Good and evil are not arbitrary judgements – no one is going to suggest that committing murder is good. That isn’t arbitrary, regardless of where that judgement comes from. Atheists do not go around randomly murdering people because they lack morals –

Do you refrain from killing only because you are told to by God? If so, your hold on your morals is fragile.

As this particular conversation is on-going, we shall have to see where it leads.

Next up is David Tee’s statement on evolution.

there is no point to anything. There is no purpose in life and no reason to be moral, upstanding contributing , constructive citizens.  Not only would everything in life be subjective there is no one to please and live for. There is no objective standards to meet and every one gets to do what is right in their own eyes which means you have no security whatsoever. So if they want to steal your money they can.

If evolution were true, there is no reason to get out of bed for there is no hope, no salvation, no reason to do anything and that makes life mean nothing. If you are wondering why people are acting weirder these days it is because they are adopting this notion of evolution and living by its principles– you can do whatever you want because life and yourself mean absolutely nothing  at all.

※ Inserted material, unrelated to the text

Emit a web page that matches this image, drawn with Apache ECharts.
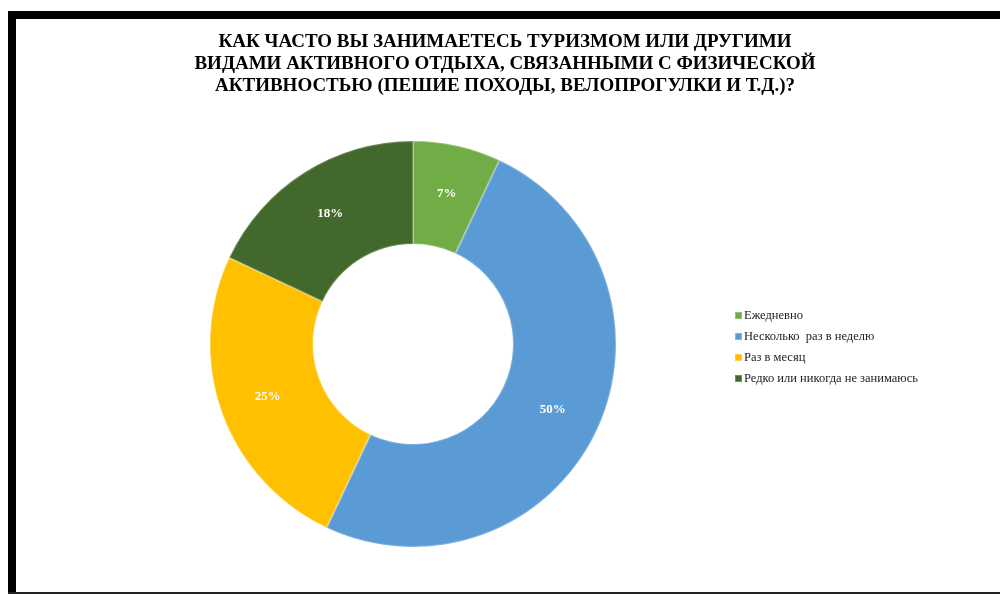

As already alluded to in my discussions on Blogging Theology, morality is not unique to religion, and in fact some elements of religious teachings can be interpreted as encouraging some truly dreadful behaviour. Furthermore, different faiths (and different interpretations of those faiths) have differing ideas about what objective standards are. Believing in evolution doesn’t automatically mean an end to morality – my view is it serves to show how precious life is. We cannot take this life for granted – it might be our only one. We should therefore be good to one another, be charitable and kind.